**Exercise task:** From the listing below, extract every line containing "this".

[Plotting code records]
════════

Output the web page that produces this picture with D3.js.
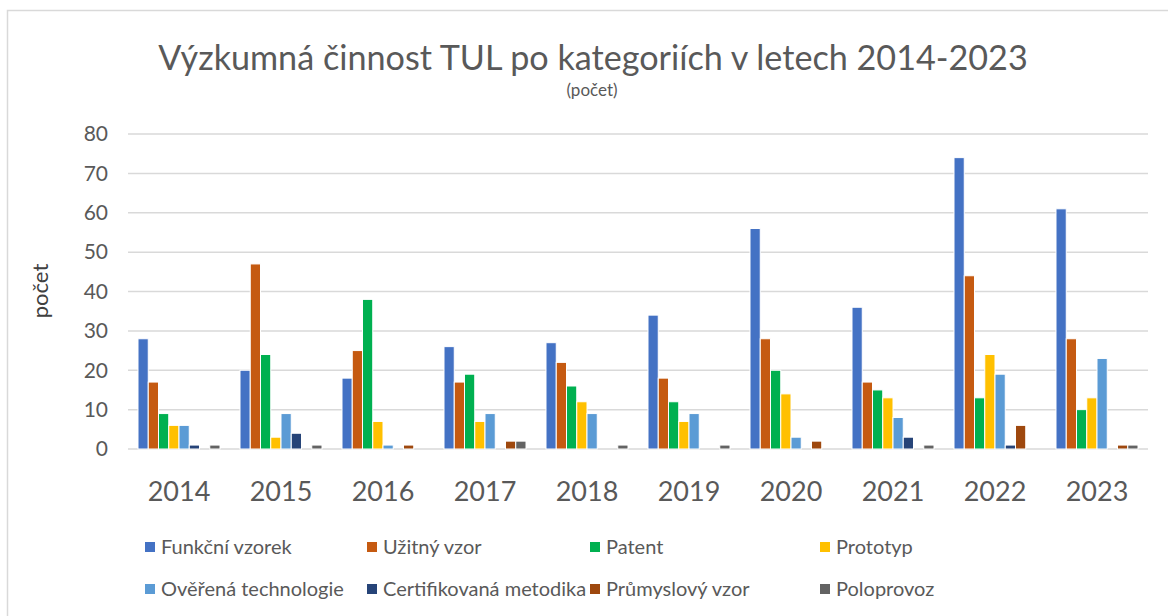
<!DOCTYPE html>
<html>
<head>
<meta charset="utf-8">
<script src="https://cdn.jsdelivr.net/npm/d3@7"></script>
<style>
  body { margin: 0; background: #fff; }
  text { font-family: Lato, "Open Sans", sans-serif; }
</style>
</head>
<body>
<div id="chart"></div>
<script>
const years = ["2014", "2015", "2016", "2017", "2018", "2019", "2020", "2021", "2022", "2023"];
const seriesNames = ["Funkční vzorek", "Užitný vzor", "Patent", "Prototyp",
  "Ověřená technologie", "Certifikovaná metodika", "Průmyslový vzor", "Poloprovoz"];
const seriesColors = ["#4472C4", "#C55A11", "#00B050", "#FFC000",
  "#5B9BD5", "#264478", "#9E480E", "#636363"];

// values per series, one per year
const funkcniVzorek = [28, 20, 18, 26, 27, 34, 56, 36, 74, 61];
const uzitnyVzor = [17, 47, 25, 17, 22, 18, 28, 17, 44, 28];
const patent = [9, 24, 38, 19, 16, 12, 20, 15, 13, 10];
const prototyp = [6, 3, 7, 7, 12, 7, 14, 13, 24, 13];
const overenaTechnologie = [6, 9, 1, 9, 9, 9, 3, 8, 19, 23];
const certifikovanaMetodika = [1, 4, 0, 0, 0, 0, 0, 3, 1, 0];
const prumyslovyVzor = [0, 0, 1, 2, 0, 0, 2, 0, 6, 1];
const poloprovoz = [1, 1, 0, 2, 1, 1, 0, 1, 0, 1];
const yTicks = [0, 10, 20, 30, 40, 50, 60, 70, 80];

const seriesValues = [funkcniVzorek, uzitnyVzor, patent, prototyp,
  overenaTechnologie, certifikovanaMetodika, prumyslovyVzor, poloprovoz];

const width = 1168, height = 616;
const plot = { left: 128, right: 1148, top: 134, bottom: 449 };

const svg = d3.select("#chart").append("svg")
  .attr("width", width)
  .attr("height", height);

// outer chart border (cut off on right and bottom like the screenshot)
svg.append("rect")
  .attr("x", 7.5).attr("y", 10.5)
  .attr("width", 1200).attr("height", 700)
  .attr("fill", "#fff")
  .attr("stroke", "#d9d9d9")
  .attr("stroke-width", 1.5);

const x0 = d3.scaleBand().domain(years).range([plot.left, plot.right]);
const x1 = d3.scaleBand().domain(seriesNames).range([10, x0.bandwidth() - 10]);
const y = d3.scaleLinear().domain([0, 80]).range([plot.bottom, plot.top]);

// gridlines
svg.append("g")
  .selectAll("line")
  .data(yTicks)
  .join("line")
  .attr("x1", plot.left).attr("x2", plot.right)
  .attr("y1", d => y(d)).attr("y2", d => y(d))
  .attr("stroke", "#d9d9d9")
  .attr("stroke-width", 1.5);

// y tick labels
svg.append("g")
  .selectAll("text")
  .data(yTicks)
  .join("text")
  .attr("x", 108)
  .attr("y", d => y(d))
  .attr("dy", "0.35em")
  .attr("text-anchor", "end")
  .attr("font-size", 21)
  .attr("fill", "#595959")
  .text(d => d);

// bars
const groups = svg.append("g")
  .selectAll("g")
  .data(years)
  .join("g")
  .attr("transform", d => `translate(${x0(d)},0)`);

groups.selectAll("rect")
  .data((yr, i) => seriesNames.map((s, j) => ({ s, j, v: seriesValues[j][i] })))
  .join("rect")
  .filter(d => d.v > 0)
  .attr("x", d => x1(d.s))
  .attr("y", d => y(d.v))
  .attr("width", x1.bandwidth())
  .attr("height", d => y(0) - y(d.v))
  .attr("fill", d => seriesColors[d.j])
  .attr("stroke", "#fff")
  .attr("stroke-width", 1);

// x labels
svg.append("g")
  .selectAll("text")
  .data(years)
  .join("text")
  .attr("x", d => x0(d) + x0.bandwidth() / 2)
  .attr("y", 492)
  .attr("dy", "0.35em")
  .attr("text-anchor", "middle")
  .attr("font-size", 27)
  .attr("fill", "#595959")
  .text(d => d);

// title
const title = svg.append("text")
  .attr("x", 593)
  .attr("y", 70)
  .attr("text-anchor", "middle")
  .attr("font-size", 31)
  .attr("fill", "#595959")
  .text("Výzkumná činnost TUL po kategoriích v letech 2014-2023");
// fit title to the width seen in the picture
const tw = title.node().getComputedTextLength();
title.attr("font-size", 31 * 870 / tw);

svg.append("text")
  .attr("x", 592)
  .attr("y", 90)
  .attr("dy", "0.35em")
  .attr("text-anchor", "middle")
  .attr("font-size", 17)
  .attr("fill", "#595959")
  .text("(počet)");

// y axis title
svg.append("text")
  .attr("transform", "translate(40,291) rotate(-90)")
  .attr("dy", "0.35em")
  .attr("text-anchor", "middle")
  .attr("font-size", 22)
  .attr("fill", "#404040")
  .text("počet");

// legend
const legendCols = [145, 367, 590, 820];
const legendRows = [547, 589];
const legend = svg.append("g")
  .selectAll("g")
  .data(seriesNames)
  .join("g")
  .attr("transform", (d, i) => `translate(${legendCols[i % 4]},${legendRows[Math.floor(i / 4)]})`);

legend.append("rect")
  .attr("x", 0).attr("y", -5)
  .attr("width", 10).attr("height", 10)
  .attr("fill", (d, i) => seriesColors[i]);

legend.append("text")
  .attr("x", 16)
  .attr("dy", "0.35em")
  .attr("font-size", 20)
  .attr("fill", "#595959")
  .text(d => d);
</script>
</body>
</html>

════════

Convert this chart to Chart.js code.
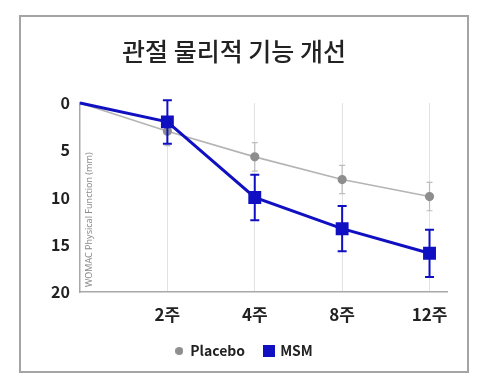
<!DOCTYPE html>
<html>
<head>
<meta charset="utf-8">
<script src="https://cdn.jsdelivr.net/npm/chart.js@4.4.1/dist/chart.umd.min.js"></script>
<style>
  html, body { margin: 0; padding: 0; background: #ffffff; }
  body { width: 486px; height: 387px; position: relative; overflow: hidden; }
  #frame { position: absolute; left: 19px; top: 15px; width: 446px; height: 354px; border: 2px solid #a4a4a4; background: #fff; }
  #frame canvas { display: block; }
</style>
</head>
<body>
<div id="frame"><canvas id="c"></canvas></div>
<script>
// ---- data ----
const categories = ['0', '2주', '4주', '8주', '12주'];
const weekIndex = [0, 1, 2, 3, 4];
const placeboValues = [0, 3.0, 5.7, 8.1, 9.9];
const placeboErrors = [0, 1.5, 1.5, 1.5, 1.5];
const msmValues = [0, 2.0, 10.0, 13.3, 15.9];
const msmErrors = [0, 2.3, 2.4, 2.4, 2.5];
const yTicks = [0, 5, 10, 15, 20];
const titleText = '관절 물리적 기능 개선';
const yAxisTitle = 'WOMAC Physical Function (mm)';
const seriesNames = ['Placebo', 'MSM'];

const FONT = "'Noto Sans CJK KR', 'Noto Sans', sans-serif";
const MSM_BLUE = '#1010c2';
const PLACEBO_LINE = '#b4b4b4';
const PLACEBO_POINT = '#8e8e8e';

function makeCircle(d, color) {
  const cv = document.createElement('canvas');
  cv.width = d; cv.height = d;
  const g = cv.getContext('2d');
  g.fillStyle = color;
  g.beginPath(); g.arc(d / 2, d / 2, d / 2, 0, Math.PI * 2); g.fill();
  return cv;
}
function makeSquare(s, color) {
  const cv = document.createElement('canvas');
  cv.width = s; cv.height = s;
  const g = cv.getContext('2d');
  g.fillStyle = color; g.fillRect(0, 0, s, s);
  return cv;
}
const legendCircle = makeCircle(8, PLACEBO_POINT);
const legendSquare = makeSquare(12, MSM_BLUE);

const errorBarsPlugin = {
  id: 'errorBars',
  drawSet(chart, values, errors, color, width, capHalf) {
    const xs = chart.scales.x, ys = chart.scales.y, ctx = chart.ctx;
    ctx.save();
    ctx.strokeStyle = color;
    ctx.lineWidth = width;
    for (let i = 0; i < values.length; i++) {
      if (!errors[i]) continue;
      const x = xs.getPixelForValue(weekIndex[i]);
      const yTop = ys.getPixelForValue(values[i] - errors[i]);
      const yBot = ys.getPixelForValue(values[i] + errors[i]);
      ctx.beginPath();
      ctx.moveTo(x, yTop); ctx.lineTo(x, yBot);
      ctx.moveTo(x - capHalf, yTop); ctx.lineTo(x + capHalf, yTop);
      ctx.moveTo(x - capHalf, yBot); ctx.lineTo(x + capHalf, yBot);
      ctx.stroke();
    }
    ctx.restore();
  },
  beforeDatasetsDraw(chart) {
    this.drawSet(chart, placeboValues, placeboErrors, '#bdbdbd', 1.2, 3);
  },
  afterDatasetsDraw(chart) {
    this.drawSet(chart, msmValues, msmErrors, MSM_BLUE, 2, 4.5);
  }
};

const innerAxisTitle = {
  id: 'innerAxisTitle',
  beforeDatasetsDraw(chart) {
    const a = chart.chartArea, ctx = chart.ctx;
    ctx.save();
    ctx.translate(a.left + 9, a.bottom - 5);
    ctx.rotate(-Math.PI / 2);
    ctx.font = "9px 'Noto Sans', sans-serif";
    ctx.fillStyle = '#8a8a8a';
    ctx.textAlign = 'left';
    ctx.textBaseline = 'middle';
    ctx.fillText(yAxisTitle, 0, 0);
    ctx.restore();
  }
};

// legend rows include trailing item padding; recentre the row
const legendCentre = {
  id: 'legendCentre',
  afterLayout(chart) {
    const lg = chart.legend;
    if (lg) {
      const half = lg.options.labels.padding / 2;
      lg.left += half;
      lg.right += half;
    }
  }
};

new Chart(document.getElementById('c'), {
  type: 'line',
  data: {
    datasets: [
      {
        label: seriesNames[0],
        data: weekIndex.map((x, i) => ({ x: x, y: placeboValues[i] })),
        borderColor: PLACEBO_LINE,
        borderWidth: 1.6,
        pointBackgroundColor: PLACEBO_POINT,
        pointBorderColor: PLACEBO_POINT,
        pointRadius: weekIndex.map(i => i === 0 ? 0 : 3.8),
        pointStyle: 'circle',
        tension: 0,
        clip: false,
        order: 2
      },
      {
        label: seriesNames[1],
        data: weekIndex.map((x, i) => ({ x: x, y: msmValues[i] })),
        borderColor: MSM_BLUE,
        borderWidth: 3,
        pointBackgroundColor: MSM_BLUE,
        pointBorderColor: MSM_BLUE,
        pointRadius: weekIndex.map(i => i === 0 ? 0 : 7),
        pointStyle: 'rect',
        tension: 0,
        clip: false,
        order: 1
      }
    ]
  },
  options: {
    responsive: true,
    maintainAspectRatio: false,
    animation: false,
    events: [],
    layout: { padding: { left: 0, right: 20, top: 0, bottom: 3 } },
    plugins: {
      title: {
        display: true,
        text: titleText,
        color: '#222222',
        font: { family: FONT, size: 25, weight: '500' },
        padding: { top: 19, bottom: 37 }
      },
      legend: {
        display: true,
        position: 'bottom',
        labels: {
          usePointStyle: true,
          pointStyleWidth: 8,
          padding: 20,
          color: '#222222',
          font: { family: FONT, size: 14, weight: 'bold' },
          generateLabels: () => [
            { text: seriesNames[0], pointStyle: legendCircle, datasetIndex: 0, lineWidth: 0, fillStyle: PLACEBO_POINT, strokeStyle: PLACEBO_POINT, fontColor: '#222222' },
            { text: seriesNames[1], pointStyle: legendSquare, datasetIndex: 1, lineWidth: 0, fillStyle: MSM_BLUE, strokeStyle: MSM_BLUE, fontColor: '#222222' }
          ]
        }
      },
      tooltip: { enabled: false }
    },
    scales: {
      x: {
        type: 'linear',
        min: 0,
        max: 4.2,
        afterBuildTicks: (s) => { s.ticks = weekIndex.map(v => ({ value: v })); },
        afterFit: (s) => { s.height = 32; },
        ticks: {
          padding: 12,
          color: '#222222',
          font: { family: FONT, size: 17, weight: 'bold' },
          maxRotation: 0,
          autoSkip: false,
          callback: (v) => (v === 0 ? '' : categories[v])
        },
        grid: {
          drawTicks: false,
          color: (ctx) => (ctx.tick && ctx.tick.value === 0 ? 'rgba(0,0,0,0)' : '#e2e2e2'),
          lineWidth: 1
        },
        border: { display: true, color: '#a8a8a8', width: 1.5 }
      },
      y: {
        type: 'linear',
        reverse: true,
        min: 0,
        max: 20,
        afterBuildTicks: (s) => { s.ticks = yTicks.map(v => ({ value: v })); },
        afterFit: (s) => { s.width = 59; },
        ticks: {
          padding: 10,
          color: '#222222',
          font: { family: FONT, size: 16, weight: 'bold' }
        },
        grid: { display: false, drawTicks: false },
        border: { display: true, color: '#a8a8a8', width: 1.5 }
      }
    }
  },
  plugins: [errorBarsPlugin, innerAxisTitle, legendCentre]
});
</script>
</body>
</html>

════════

**Worked answer:**
Output the web page that produces this picture with D3.js.
Convert this chart to Chart.js code.
    this.drawSet(chart, placeboValues, placeboErrors, '#bdbdbd', 1.2, 3);
    this.drawSet(chart, msmValues, msmErrors, MSM_BLUE, 2, 4.5);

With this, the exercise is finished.